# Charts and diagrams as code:
=====
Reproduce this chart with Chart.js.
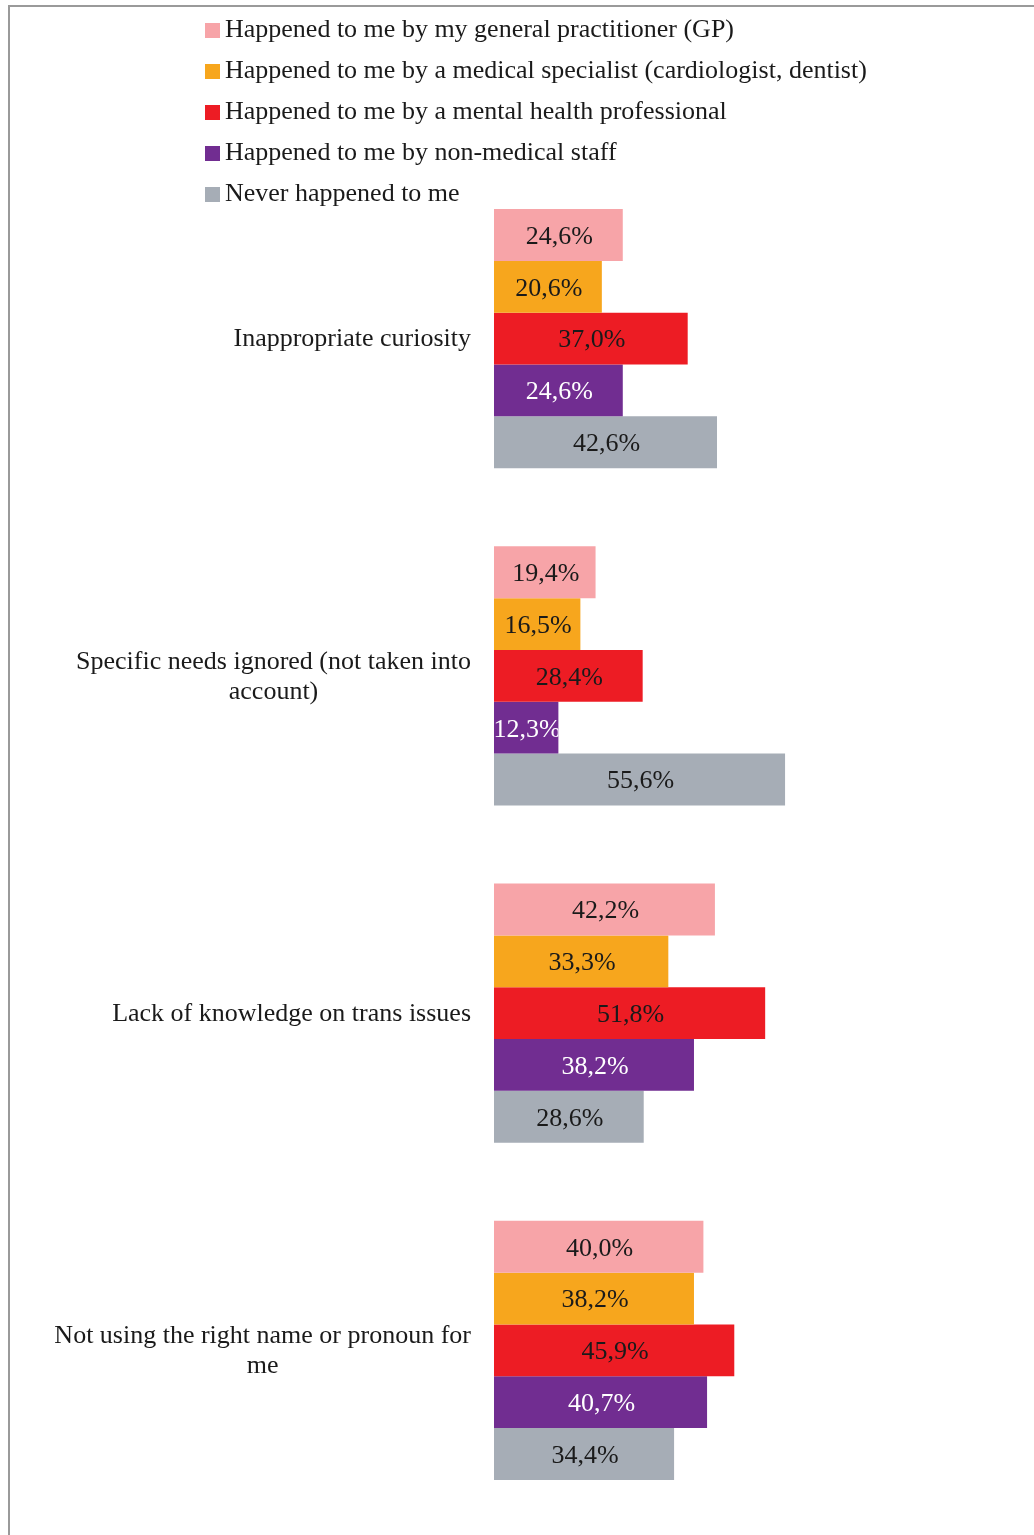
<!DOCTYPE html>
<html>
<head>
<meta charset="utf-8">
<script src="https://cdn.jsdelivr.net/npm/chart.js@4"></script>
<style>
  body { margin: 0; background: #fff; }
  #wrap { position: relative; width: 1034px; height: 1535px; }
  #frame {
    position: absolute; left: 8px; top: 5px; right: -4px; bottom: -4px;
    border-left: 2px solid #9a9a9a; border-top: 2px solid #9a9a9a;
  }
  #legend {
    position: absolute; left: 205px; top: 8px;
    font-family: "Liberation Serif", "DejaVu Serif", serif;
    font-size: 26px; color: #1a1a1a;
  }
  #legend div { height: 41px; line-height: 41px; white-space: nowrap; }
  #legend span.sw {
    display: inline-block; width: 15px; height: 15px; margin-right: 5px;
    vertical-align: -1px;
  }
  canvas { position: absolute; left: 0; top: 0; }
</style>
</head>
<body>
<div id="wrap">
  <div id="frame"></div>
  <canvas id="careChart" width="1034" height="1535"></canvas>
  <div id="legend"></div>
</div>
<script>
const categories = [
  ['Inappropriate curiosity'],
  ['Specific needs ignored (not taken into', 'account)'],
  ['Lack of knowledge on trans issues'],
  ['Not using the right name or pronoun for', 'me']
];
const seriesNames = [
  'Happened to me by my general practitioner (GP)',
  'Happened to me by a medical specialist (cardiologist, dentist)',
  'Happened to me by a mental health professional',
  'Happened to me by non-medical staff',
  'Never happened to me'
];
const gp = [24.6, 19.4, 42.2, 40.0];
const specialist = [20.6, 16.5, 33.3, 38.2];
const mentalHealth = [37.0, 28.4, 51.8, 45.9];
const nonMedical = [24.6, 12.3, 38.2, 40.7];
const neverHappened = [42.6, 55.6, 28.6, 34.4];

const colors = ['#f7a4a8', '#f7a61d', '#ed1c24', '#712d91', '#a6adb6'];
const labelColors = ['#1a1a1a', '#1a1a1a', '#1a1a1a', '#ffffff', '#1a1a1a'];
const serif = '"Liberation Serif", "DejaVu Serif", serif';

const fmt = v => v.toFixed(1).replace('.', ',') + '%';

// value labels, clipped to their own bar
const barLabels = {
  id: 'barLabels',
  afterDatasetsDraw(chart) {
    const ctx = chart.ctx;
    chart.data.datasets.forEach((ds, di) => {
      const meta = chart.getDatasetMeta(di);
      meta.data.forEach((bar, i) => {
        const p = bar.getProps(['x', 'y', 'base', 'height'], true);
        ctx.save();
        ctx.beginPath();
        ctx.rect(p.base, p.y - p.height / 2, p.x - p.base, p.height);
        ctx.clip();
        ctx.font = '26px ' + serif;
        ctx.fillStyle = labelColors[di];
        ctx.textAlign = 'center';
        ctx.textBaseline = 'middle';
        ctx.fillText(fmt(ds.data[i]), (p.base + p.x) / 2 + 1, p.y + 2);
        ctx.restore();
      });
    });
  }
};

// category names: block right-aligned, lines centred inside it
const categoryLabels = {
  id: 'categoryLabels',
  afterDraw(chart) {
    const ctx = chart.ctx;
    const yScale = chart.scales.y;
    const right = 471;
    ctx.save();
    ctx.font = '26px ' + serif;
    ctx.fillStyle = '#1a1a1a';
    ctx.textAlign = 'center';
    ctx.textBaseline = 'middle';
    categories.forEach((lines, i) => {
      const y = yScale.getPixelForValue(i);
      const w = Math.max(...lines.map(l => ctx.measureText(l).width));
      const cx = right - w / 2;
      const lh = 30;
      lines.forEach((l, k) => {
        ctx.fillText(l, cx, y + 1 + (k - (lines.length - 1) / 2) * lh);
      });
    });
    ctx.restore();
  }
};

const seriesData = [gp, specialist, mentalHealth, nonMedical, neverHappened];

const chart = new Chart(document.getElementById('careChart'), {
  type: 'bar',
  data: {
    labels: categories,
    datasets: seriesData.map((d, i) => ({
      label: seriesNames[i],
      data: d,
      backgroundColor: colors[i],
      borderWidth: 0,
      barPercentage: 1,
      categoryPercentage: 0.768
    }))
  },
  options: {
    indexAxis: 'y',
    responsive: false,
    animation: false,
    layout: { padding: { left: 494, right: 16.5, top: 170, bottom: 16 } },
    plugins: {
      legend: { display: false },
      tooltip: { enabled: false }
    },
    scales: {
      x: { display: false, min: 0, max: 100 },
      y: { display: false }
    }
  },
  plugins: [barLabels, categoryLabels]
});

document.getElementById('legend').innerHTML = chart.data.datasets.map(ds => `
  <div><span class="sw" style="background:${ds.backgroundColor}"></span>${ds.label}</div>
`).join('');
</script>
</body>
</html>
=====
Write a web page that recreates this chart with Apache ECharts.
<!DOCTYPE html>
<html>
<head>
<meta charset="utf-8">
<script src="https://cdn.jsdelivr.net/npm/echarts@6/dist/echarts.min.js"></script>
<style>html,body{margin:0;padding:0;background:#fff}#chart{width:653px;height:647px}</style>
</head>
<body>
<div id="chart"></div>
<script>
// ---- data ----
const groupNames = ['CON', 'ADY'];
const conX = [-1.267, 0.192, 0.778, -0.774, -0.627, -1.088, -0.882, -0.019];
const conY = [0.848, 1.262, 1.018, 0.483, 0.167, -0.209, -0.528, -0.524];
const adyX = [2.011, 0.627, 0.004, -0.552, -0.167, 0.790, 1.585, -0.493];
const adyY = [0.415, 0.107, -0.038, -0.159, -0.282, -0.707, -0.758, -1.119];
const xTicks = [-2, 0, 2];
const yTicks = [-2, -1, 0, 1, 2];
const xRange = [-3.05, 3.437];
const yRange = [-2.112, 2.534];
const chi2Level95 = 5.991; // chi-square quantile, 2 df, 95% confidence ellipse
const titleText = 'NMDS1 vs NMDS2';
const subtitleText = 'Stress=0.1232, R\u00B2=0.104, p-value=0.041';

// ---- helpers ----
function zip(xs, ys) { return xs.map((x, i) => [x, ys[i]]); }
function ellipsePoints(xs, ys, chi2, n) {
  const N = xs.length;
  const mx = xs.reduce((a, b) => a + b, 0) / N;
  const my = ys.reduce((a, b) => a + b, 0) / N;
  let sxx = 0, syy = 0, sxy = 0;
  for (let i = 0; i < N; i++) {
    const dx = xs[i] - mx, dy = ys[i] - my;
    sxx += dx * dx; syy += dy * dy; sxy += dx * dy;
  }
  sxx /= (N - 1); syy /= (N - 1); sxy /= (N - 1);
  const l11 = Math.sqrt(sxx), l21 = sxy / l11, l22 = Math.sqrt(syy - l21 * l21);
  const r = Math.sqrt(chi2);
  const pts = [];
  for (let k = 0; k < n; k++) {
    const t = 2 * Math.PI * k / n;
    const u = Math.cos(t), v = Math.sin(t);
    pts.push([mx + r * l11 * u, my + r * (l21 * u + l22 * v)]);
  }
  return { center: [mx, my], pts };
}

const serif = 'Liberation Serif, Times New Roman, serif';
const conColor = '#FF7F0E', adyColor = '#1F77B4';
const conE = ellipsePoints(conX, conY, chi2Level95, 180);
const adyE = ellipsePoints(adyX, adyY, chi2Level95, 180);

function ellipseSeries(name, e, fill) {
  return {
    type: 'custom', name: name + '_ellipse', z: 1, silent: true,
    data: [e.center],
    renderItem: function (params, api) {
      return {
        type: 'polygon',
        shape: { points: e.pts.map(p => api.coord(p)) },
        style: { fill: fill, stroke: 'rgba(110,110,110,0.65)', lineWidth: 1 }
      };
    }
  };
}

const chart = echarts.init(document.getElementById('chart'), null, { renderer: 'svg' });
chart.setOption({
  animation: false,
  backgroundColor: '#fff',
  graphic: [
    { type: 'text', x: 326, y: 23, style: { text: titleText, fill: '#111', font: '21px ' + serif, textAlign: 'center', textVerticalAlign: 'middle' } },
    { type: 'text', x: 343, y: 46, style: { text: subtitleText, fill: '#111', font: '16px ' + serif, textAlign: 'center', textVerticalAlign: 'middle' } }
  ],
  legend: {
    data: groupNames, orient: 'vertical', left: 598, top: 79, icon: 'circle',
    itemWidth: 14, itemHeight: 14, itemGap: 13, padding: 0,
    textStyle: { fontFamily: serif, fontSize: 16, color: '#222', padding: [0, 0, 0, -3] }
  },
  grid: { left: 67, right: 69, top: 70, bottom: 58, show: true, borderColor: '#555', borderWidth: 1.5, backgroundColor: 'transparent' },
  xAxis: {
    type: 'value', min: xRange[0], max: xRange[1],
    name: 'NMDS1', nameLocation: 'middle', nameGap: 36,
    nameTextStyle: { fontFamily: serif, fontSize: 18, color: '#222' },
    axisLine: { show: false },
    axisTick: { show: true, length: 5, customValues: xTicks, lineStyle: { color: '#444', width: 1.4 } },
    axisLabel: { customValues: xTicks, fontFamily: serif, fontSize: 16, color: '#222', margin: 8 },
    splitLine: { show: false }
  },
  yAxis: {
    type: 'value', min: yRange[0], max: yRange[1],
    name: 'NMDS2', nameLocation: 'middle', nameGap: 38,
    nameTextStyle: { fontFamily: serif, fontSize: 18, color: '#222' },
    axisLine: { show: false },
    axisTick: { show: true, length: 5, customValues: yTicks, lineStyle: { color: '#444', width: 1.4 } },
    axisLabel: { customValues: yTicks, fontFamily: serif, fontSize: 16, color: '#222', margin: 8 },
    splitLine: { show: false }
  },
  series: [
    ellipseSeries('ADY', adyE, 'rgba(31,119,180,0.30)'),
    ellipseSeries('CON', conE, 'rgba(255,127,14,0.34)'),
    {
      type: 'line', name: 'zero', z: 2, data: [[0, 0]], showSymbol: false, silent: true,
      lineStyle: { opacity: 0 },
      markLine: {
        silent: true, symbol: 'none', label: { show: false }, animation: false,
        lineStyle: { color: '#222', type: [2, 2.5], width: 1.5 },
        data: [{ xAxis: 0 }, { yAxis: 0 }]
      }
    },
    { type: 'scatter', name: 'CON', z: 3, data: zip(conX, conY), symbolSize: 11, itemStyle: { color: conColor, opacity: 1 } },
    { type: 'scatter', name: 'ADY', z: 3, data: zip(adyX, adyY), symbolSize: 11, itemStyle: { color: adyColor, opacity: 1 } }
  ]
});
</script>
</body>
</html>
=====
Copy all lines of the material above where the string "with" occurs.

Reproduce this chart with Chart.js.
Write a web page that recreates this chart with Apache ECharts.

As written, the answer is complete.